Multi-partner selling takes co-selling to the Nth degree by orchestrating influence and collaborating with multiple partners on the same accounts. Here are some real-life examples:

  • Technology Partners Co-Selling with SIs: Two or more technology partners recommend each other’s solutions because they’re complementary, create better outcomes for customers, and keep competitors out of their accounts. Instead of working in isolation, these partners share customer whitespace information with each other, and work with the same SIs to sell an integrated solution that addresses the buyer’s complete needs.
  • Co-Selling with Resellers: Companies that sell through channel partners already work closely with VARs that have established relationships with target buyers. These resellers provide the local presence and trusted advisor status, but often need co-selling support from a vendor’s product specialist to win deals. In a multi-partner sales motion, the vendor’s product specialist or channel sales rep, the reseller, and often another technology or cloud partner work together from the beginning of the sales cycle to deliver a complete solution to the customer.
  • Co-Selling with GSIs: Global systems integrators have the most coveted relationships in the enterprise. Their customers literally pay them millions of dollars each year to advise and solve their biggest strategic challenges. Everyone wants to co-sell with GSIs, but doing so effectively requires that Account Executives are well-trained in the nuanced art of co-selling and understand their supporting role within these deals.
  • Co-Selling with Hyperscalers: Hyperscalers have locked down billions of dollars’ worth of commitments to spend through their marketplaces. Within just a few years, these cloud commitments and credits have become the tech industry’s new corporate credit card. Everyone wants to transact through these marketplaces to make purchasing easier and tap into the unspent committed cloud spend. Hyperscalers call transacting through their marketplace “co-sell”, but this limited focus on the sales transaction misses the first 26 miles of the marathon sales cycle.
  • Distribution-Led Co-Selling with Multiple ISVs: Distributors are quickly becoming go-to orchestrators of multi-partner sales plays. By pairing complementary ISV solutions, and coordinating with their network of resellers, distributors can deliver larger, more strategic solutions to end customers. In this motion, distributors work directly with the ISV channel teams to align messaging, combine value propositions, and drive bigger deal sizes through bundled offerings. This alignment not only accelerates revenue for all parties but also strengthens the distributor’s role as an orchestrator and revenue driver rather than just a point-of-sales transaction and fulfillment service. 
  • Reseller-Led Solutions with Hardware and Software Vendors: Resellers are increasingly turning into GSIs that can deliver complete, multi-vendor solutions that combine hardware, software, cloud components, and professional services to solve complex customer challenges. In this motion, resellers bring together multiple ISVs and OEM vendors, aligning their sales teams with product specialists from each vendor early in the sales cycle, and sell an integrated outcome. The result is a seamless customer experience where hardware performance, software capability, cloud scalability, and the services to manage it all come from a single supplier.

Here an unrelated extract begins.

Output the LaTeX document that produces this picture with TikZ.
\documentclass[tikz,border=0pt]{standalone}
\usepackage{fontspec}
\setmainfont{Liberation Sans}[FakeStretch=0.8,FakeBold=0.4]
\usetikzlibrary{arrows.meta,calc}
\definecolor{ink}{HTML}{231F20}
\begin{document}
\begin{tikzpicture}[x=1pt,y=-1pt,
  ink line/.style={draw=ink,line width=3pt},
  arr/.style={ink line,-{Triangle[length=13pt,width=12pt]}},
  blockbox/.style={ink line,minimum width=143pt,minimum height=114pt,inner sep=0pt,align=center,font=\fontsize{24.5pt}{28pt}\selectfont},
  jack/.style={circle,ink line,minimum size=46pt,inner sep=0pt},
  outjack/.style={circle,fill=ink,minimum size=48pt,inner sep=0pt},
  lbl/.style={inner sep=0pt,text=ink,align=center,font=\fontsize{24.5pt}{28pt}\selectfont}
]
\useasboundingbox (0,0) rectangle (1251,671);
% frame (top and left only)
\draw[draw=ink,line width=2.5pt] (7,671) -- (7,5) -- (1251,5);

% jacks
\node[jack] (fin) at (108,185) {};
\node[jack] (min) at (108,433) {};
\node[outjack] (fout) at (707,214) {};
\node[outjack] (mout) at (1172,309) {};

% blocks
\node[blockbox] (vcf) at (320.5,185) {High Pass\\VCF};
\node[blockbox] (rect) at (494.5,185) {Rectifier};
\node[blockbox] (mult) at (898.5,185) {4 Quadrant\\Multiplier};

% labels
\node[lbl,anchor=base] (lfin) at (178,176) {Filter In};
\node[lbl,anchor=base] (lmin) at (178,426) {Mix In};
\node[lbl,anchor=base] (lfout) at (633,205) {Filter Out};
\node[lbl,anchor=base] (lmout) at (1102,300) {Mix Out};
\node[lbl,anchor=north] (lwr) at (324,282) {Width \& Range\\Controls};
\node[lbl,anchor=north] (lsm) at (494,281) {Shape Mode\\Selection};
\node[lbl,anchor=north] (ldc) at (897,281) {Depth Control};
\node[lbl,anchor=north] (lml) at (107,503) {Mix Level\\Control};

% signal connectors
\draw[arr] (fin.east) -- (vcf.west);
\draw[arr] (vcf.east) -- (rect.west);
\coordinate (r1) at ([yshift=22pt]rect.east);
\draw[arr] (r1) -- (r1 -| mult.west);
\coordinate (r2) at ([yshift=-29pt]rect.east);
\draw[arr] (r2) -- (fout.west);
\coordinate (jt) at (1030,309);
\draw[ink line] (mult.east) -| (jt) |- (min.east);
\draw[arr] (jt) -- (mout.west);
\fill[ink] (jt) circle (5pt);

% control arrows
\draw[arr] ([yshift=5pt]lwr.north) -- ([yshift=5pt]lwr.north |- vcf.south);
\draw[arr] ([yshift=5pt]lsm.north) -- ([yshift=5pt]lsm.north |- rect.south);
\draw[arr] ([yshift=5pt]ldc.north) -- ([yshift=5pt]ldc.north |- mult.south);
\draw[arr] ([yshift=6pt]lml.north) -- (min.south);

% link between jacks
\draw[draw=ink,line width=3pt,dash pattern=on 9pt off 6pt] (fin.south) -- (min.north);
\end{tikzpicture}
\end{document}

Make multi-partner selling a top priority for 2026

The biggest cloud and technology companies are launching multi-partner sales programs with their best partners. Companies that fail to orchestrate partner influence around buying teams will continue to lose deals and miss targets.

A multi-partner sales transformation initiative is a journey, not a destination. But using the “Power of 3” framework, PartnerTap’s technology for automation, and strategic expertise and program support from experts at Bridge Partners you’re able to build your foundation and start running multi-partner sales programs within months, not years.

The executives who understand the new multi-partner selling reality and act now will hit their 2026 numbers. Those who don’t will be explaining to their board why they missed sales targets, again.

The choice is yours – invest in the new era of multi-partner selling or risk being left behind.